### Provided material
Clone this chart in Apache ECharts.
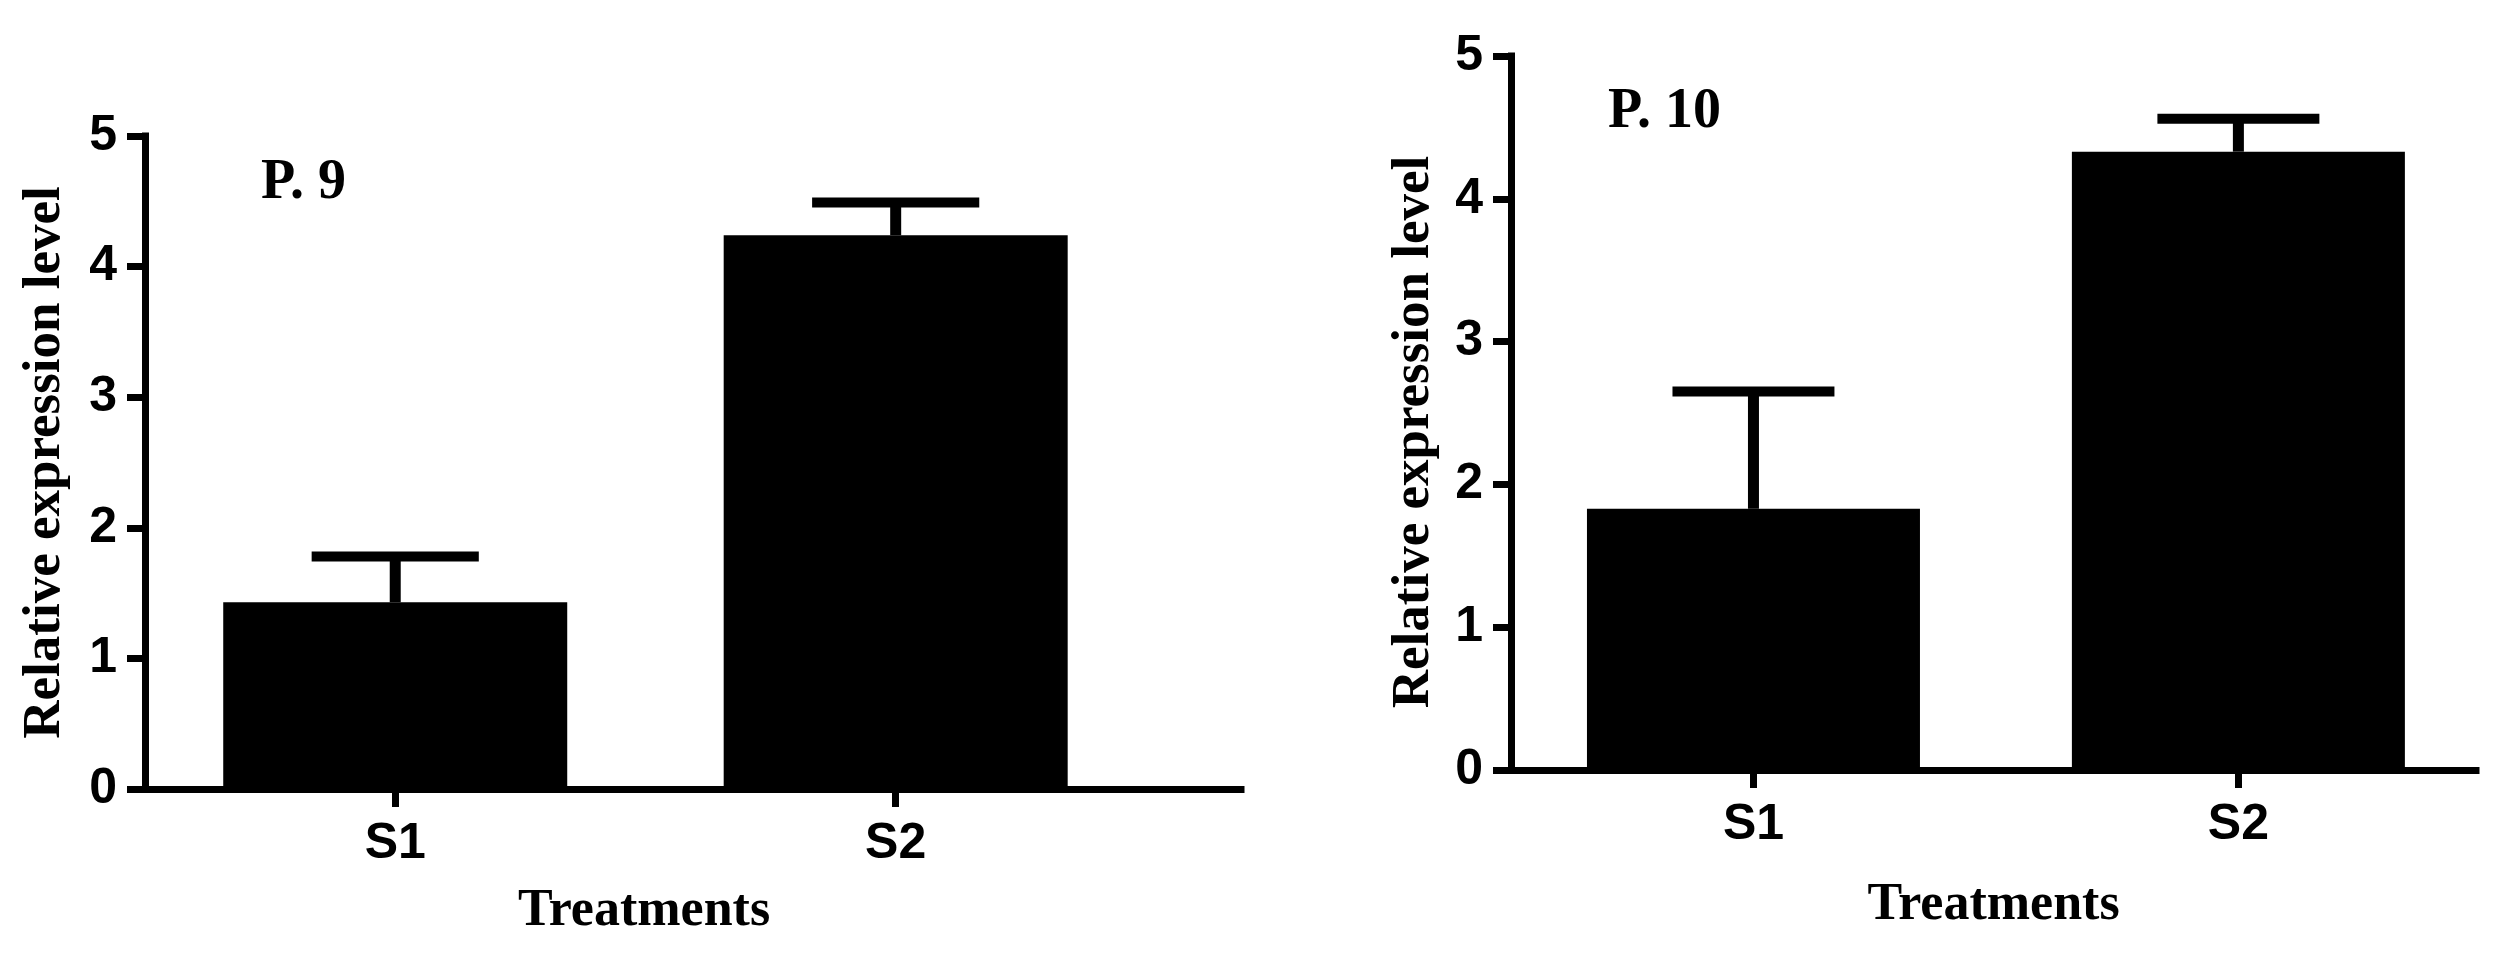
<!DOCTYPE html>
<html>
<head>
<meta charset="utf-8">
<script src="https://cdn.jsdelivr.net/npm/echarts@6/dist/echarts.min.js"></script>
<style>
  html, body { margin: 0; padding: 0; background: #fff; }
  #chart { width: 2505px; height: 955px; }
</style>
</head>
<body>
<div id="chart"></div>
<script>
// data
var categories = ['S1', 'S2'];
var panelTitles = ['P. 9', 'P. 10'];
var p9Means = [1.43, 4.24];
var p9Upper = [1.78, 4.49];
var p10Means = [1.83, 4.33];
var p10Upper = [2.65, 4.56];
var yTickMax = 5;

var tickFont = 'Liberation Sans, Arial, sans-serif';
var nameFont = 'Liberation Serif, Times New Roman, serif';

function barData(means) {
    return means.map(function (v, i) { return [i + 1, v]; });
}
function errData(means, upper) {
    return means.map(function (v, i) { return [i + 1, v, upper[i]]; });
}

// error bar: whisker up from the mean plus a cap
function renderErr(params, api) {
    var x = api.value(0);
    var top = api.coord([x, api.value(2)]);
    var base = api.coord([x, api.value(1)]);
    var unit = api.size([1, 0])[0];
    var capHalf = unit * 0.167;
    return {
        type: 'group',
        children: [
            { type: 'rect', shape: { x: top[0] - 5.5, y: top[1], width: 11, height: base[1] - top[1] }, style: { fill: '#000' } },
            { type: 'rect', shape: { x: top[0] - capHalf, y: top[1] - 5, width: capHalf * 2, height: 10 }, style: { fill: '#000' } }
        ]
    };
}

function xAxis(idx, max, nameGap, namePad) {
    return {
        gridIndex: idx,
        type: 'value',
        min: 0.5,
        max: max,
        name: 'Treatments',
        nameLocation: 'middle',
        nameGap: nameGap,
        nameTextStyle: { fontFamily: nameFont, fontWeight: 'bold', fontSize: 52, color: '#000', padding: namePad },
        splitLine: { show: false },
        axisLine: { show: true, onZero: false, lineStyle: { color: '#000', width: 7, cap: 'square' } },
        axisTick: { show: true, length: 18, customValues: [1, 2], lineStyle: { color: '#000', width: 7 } },
        axisLabel: {
            customValues: [1, 2],
            margin: 30,
            fontFamily: tickFont, fontWeight: 'bold', fontSize: 50, color: '#000',
            formatter: function (v) { return categories[Math.round(v) - 1] || ''; }
        }
    };
}

function yAxis(idx, nameGap, namePad) {
    return {
        gridIndex: idx,
        type: 'value',
        min: 0,
        max: yTickMax,
        interval: 1,
        name: 'Relative expression level',
        nameLocation: 'middle',
        nameGap: nameGap,
        nameTextStyle: { fontFamily: nameFont, fontWeight: 'bold', fontSize: 53, color: '#000', padding: namePad },
        splitLine: { show: false },
        axisLine: { show: true, lineStyle: { color: '#000', width: 7, cap: 'square' } },
        axisTick: { show: true, length: 18, lineStyle: { color: '#000', width: 7 } },
        axisLabel: { margin: 28, fontFamily: tickFont, fontWeight: 'bold', fontSize: 50, color: '#000' }
    };
}

var chart = echarts.init(document.getElementById('chart'));
chart.setOption({
    backgroundColor: '#fff',
    animation: false,
    title: [
        { text: panelTitles[0], left: 256, top: 151, textStyle: { fontFamily: nameFont, fontWeight: 'bold', fontSize: 56, color: '#000' } },
        { text: panelTitles[1], left: 1603, top: 80, textStyle: { fontFamily: nameFont, fontWeight: 'bold', fontSize: 56, color: '#000' } }
    ],
    grid: [
        { left: 145, right: 1264, top: 136, bottom: 166 },
        { left: 1511, right: 29, top: 56, bottom: 185 }
    ],
    xAxis: [xAxis(0, 2.69, 97, [0, 98, 0, 0]), xAxis(1, 2.49, 110, 0)],
    yAxis: [yAxis(0, 73, 0), yAxis(1, 70, [0, 38, 0, 0])],
    series: [
        { type: 'bar', xAxisIndex: 0, yAxisIndex: 0, barWidth: 344, itemStyle: { color: '#000' }, data: barData(p9Means) },
        { type: 'custom', xAxisIndex: 0, yAxisIndex: 0, renderItem: renderErr, data: errData(p9Means, p9Upper), z: 3 },
        { type: 'bar', xAxisIndex: 1, yAxisIndex: 1, barWidth: 333, itemStyle: { color: '#000' }, data: barData(p10Means) },
        { type: 'custom', xAxisIndex: 1, yAxisIndex: 1, renderItem: renderErr, data: errData(p10Means, p10Upper), z: 3 }
    ]
});
</script>
</body>
</html>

### The problem
Repeat the lines of the listing above verbatim, beginning at its first line and ending at the line containing "var yTickMax = 5;", which is included. Omit pictures.

### Final result
Clone this chart in Apache ECharts.
<!DOCTYPE html>
<html>
<head>
<meta charset="utf-8">
<script src="https://cdn.jsdelivr.net/npm/echarts@6/dist/echarts.min.js"></script>
<style>
  html, body { margin: 0; padding: 0; background: #fff; }
  #chart { width: 2505px; height: 955px; }
</style>
</head>
<body>
<div id="chart"></div>
<script>
// data
var categories = ['S1', 'S2'];
var panelTitles = ['P. 9', 'P. 10'];
var p9Means = [1.43, 4.24];
var p9Upper = [1.78, 4.49];
var p10Means = [1.83, 4.33];
var p10Upper = [2.65, 4.56];
var yTickMax = 5;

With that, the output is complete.